A rebirth of French rural communities as communication improves and immigration increases the overall population will soon start to bite on French property prices, says the French National Statistics Office (Insee)
The demographic change has been revealed by the 2004 national consensus, which has also shown the rising levels of immigration to France from across the world and especially the UK, currently standing at 50,000 a year.
The current population of 62 million will rise to 75 million by 2050 says Gilles de Robien, minister for development, tourism and urban environment, with a profound affect on French property prices.
Changing modes of working and the rise of the internet has rejuvenated rural French communities, which have been in decline since the end of the second world war and left them open to purchase by British expats.

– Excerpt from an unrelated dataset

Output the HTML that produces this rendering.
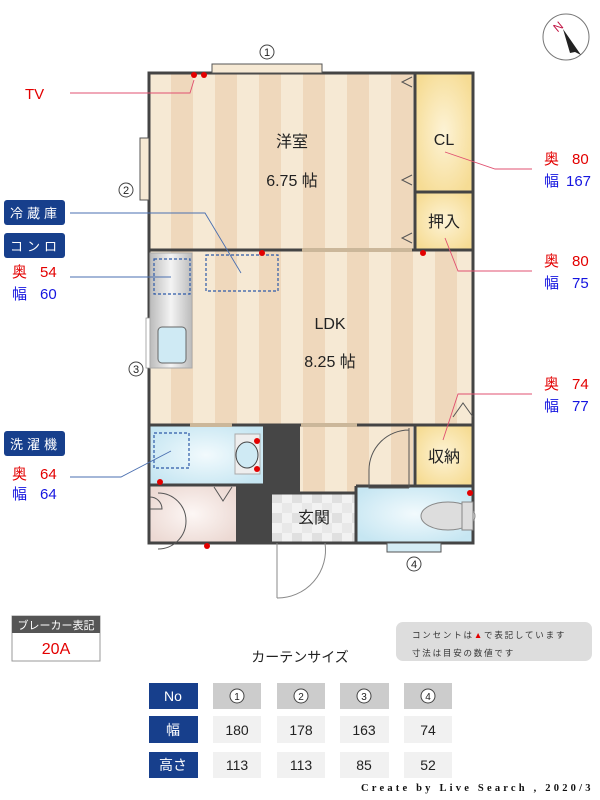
<!DOCTYPE html>
<html><head><meta charset="utf-8"><style>
body{margin:0;background:#fff}
svg{display:block;font-family:"Liberation Sans","Noto Sans CJK JP",sans-serif}
</style></head><body>
<svg width="600" height="800" viewBox="0 0 600 800" xmlns="http://www.w3.org/2000/svg">
<defs>
<pattern id="st" x="149" y="0" width="44" height="10" patternUnits="userSpaceOnUse">
<rect width="44" height="10" fill="#f6e9d4"/><rect x="22" width="22" height="10" fill="#efd8bc"/></pattern>
<radialGradient id="yl" cx="50%" cy="50%" r="60%"><stop offset="0" stop-color="#fdf3d6"/><stop offset="1" stop-color="#f6dc94"/></radialGradient>
<radialGradient id="bl" cx="50%" cy="50%" r="60%"><stop offset="0" stop-color="#f2fafd"/><stop offset="1" stop-color="#c6e6f2"/></radialGradient>
<radialGradient id="pk" cx="50%" cy="50%" r="60%"><stop offset="0" stop-color="#fdf7f5"/><stop offset="1" stop-color="#ecd9d3"/></radialGradient>
<linearGradient id="ss" x1="0" x2="1"><stop offset="0" stop-color="#bbb"/><stop offset=".5" stop-color="#f4f4f4"/><stop offset="1" stop-color="#bbb"/></linearGradient>
<pattern id="tl" x="272" y="493" width="20" height="20" patternUnits="userSpaceOnUse"><rect width="20" height="20" fill="#f2f2f2"/><rect width="10" height="10" fill="#e0e0e0"/><rect x="10" y="10" width="10" height="10" fill="#e8e8e8"/></pattern>
</defs>
<rect x="149" y="73" width="324" height="352" fill="url(#st)"/>
<rect x="300" y="425" width="113" height="68" fill="url(#st)"/>
<rect x="415" y="73" width="58" height="119" fill="url(#yl)"/>
<rect x="415" y="192" width="58" height="58" fill="url(#yl)"/>
<rect x="415" y="425" width="58" height="60" fill="url(#yl)"/>
<rect x="149" y="425" width="114" height="60" fill="url(#bl)"/>
<rect x="356" y="486" width="117" height="56" fill="url(#bl)"/>
<rect x="149" y="485" width="87" height="58" fill="url(#pk)"/>
<rect x="272" y="493" width="84" height="50" fill="url(#tl)"/>
<g stroke="#444" stroke-width="3" fill="none">
<rect x="149" y="73" width="324" height="470"/>
<line x1="149" y1="250" x2="473" y2="250"/>
<line x1="415" y1="73" x2="415" y2="250"/>
<line x1="415" y1="192" x2="473" y2="192"/>
<line x1="149" y1="425" x2="473" y2="425"/>
<line x1="415" y1="425" x2="415" y2="486"/>
<line x1="149" y1="485" x2="263" y2="485"/>
<line x1="356" y1="486" x2="473" y2="486"/>
<line x1="356" y1="486" x2="356" y2="543"/>
<line x1="272" y1="493" x2="356" y2="493"/>
</g>
<rect x="263" y="425" width="37" height="68" fill="#464646"/>
<rect x="236" y="485" width="36" height="59" fill="#464646"/>
<rect x="212" y="64" width="110" height="9" fill="#f6e9d4" stroke="#555"/>
<rect x="140" y="138" width="9" height="62" fill="#f6e9d4" stroke="#555"/>
<rect x="146" y="318" width="4" height="50" fill="#fff" stroke="#888" stroke-width=".7"/>
<rect x="387" y="543" width="54" height="9" fill="#d4ecf5" stroke="#555"/>
<rect x="302" y="248" width="110" height="4" fill="#cbb79a"/>
<rect x="190" y="423" width="42" height="4" fill="#cbb79a"/>
<rect x="301" y="423" width="56" height="4" fill="#cbb79a"/>
<g stroke="#555" fill="none">
<path d="M412 77 l-10 5 10 5M412 175 l-10 5 10 5M412 233 l-10 5 10 5M453 417 l10 -14 10 14M214 487 l9 14 9 -14"/>
<path d="M409 428 v60 M409 430 a40 40 0 0 0 -40 40 v18 h40"/>
<path d="M158 493 a28 28 0 0 1 28 28 a28 28 0 0 1 -28 28M150 497 a12 12 0 0 1 12 12 h-12" />
<path d="M277 543 v55 M325 543 a48 48 0 0 1 -48 55" stroke="#888"/>
</g>
<rect x="150" y="253" width="42" height="115" fill="url(#ss)" stroke="#aaa"/>
<rect x="158" y="327" width="28" height="36" rx="4" fill="#cfeaf4" stroke="#666"/>
<g stroke="#2d5aa8" stroke-dasharray="3 2" fill="none" stroke-width="1.2">
<rect x="154" y="259" width="36" height="35"/><rect x="206" y="255" width="72" height="36"/><rect x="154" y="433" width="35" height="35"/></g>
<rect x="235" y="434" width="25" height="40" fill="#eee" stroke="#aaa"/>
<ellipse cx="247" cy="455" rx="11" ry="13" fill="#cfeaf4" stroke="#444"/>
<ellipse cx="448" cy="516" rx="27" ry="14" fill="#ddd" stroke="#888"/>
<rect x="462" y="502" width="11" height="28" fill="#ddd" stroke="#888"/>
<g fill="#e30000"><circle cx="194" cy="75" r="3"/><circle cx="204" cy="75" r="3"/><circle cx="262" cy="253" r="3"/><circle cx="423" cy="253" r="3"/><circle cx="257" cy="441" r="3"/><circle cx="257" cy="469" r="3"/><circle cx="160" cy="482" r="3"/><circle cx="207" cy="546" r="3"/><circle cx="470" cy="493" r="3"/></g>
<g font-size="16" fill="#222" text-anchor="middle">
<text x="292" y="147">洋室</text><text x="292" y="186">6.75 帖</text>
<text x="444" y="145">CL</text><text x="444" y="227">押入</text>
<text x="330" y="329">LDK</text><text x="330" y="367">8.25 帖</text>
<text x="444" y="462">収納</text><text x="314" y="523">玄関</text>
</g>
<g font-size="11" text-anchor="middle" fill="#222"><g fill="#fff" stroke="#444"><circle cx="267" cy="52" r="7"/><circle cx="126" cy="190" r="7"/><circle cx="136" cy="369" r="7"/><circle cx="414" cy="564" r="7"/></g>
<text x="267" y="56">1</text><text x="126" y="194">2</text><text x="136" y="373">3</text><text x="414" y="568">4</text></g>
<g fill="none" stroke-width=".9">
<path d="M70 93 H190 L194 80" stroke="#e05070"/>
<path d="M70 213 H205 L241 273" stroke="#4a6fb0"/>
<path d="M70 277 H171" stroke="#4a6fb0"/>
<path d="M70 477 H121 L171 451" stroke="#4a6fb0"/>
<path d="M445 152 L495 169 H532" stroke="#e05070"/>
<path d="M445 238 L458 271 H532" stroke="#e05070"/>
<path d="M443 440 L458 394 H532" stroke="#e05070"/>
</g>
<text x="25" y="99" font-size="15" fill="#e30000">TV</text>
<g fill="#173f8c"><rect x="4" y="200" width="61" height="25" rx="3"/><rect x="4" y="233" width="61" height="25" rx="3"/><rect x="4" y="431" width="61" height="25" rx="3"/></g>
<g fill="#fff" font-size="13" letter-spacing="4"><text x="10" y="218">冷蔵庫</text><text x="10" y="251">コンロ</text><text x="10" y="449">洗濯機</text></g>
<g font-size="15"><text x="12" y="277" fill="#e30000">奥</text><text x="40" y="277" fill="#e30000">54</text>
<text x="12" y="299" fill="#1515e0">幅</text><text x="40" y="299" fill="#1515e0">60</text>
<text x="12" y="479" fill="#e30000">奥</text><text x="40" y="479" fill="#e30000">64</text>
<text x="12" y="499" fill="#1515e0">幅</text><text x="40" y="499" fill="#1515e0">64</text>
<text x="544" y="164" fill="#e30000">奥</text><text x="572" y="164" fill="#e30000">80</text>
<text x="544" y="186" fill="#1515e0">幅</text><text x="566" y="186" fill="#1515e0">167</text>
<text x="544" y="266" fill="#e30000">奥</text><text x="572" y="266" fill="#e30000">80</text>
<text x="544" y="288" fill="#1515e0">幅</text><text x="572" y="288" fill="#1515e0">75</text>
<text x="544" y="389" fill="#e30000">奥</text><text x="572" y="389" fill="#e30000">74</text>
<text x="544" y="411" fill="#1515e0">幅</text><text x="572" y="411" fill="#1515e0">77</text></g>
<circle cx="566" cy="37" r="23" fill="#fff" stroke="#777"/>
<path d="M563 29 L581 55 L575 52 L570 53 Z" fill="#222"/>
<text x="554" y="31" font-size="12" fill="#c01040" transform="rotate(-40 558 27)">N</text>
<rect x="12" y="616" width="88" height="45" fill="#fff" stroke="#999"/>
<rect x="12" y="616" width="88" height="17" fill="#555"/>
<text x="56" y="629" font-size="11" fill="#fff" text-anchor="middle">ブレーカー表記</text>
<text x="56" y="654" font-size="16" fill="#e30000" text-anchor="middle">20A</text>
<rect x="396" y="622" width="196" height="39" rx="7" fill="#ddd"/>
<text x="412" y="638" font-size="8.5" fill="#333" letter-spacing="1.8">コンセントは<tspan fill="#e30000">▲</tspan>で表記しています</text>
<text x="412" y="656" font-size="8.5" fill="#333" letter-spacing="1.8">寸法は目安の数値です</text>
<text x="300" y="662" font-size="14" fill="#222" text-anchor="middle">カーテンサイズ</text>
<g fill="#173f8c"><rect x="149" y="683" width="49" height="26"/><rect x="149" y="716" width="49" height="27"/><rect x="149" y="752" width="49" height="26"/></g>
<g fill="#fff" font-size="14" text-anchor="middle"><text x="173" y="701">No</text><text x="173" y="735">幅</text><text x="173" y="770">高さ</text></g>
<g fill="#ccc"><rect x="213" y="683" width="48" height="26"/><rect x="277" y="683" width="48" height="26"/><rect x="340" y="683" width="49" height="26"/><rect x="404" y="683" width="48" height="26"/></g>
<g fill="#f1f1f1"><rect x="213" y="716" width="48" height="27"/><rect x="277" y="716" width="48" height="27"/><rect x="340" y="716" width="49" height="27"/><rect x="404" y="716" width="48" height="27"/>
<rect x="213" y="752" width="48" height="26"/><rect x="277" y="752" width="48" height="26"/><rect x="340" y="752" width="49" height="26"/><rect x="404" y="752" width="48" height="26"/></g>
<g fill="#fff" stroke="#444"><circle cx="237" cy="696" r="7"/><circle cx="301" cy="696" r="7"/><circle cx="364" cy="696" r="7"/><circle cx="428" cy="696" r="7"/></g>
<g font-size="14" text-anchor="middle" fill="#222">
<text x="237" y="700" font-size="10">1</text><text x="301" y="700" font-size="10">2</text><text x="364" y="700" font-size="10">3</text><text x="428" y="700" font-size="10">4</text>
<text x="237" y="735">180</text><text x="301" y="735">178</text><text x="364" y="735">163</text><text x="428" y="735">74</text>
<text x="237" y="770">113</text><text x="301" y="770">113</text><text x="364" y="770">85</text><text x="428" y="770">52</text></g>
<text x="361" y="791" font-size="10.5" font-family="Liberation Serif,serif" font-weight="bold" letter-spacing="3.2" fill="#111">Create by Live Search , 2020/3</text>
</svg>
</body></html>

The smallest communities (those with less than 2,000 inhabitants) have seen the most dramatic change. These were places that lost many of their young people to urban areas between 1945 and 1970, before the population began to shift again from the cities to the suburbs in 1975 – 1990.
From 1999 to today, however, the French have been returning to their rural roots in the very same small Gallic communities so beloved by UK property buyers. The French are also discovering the joys of second home ownership in increasing numbers
The trend is so pronounced that the previously declining French population will soon need to consider large swathes of new housing across green field sites to cope with the influx. The number of new homes has been rising at a rate of 300,000 annually, below the number of new households founded every year.
The government will soon have to face up to how much construction it will permit and the levels of funding needed. The problem is concentrated in the Languedoc-Roussillon, the Central Pyrenees, Provence-Alps-Cote d'Azur, Aquitaine and the West (Brittany and the Loire area) regions.
Regions which were long in decline like Auvergne and Limousin are also now experiencing a population renewal. Mid size towns seem to be largely unaffected by the demographic changes.
Britain still accounts for 40 per cent of all French property sales to overseas buyers, with an increasing number of buyers looking for more practical property features, such as more modern construction and good transport links.
This is reflected by a rising number of buyers looking for more property in areas such as Limousine at the expense of the Mediterranean coast and Provence.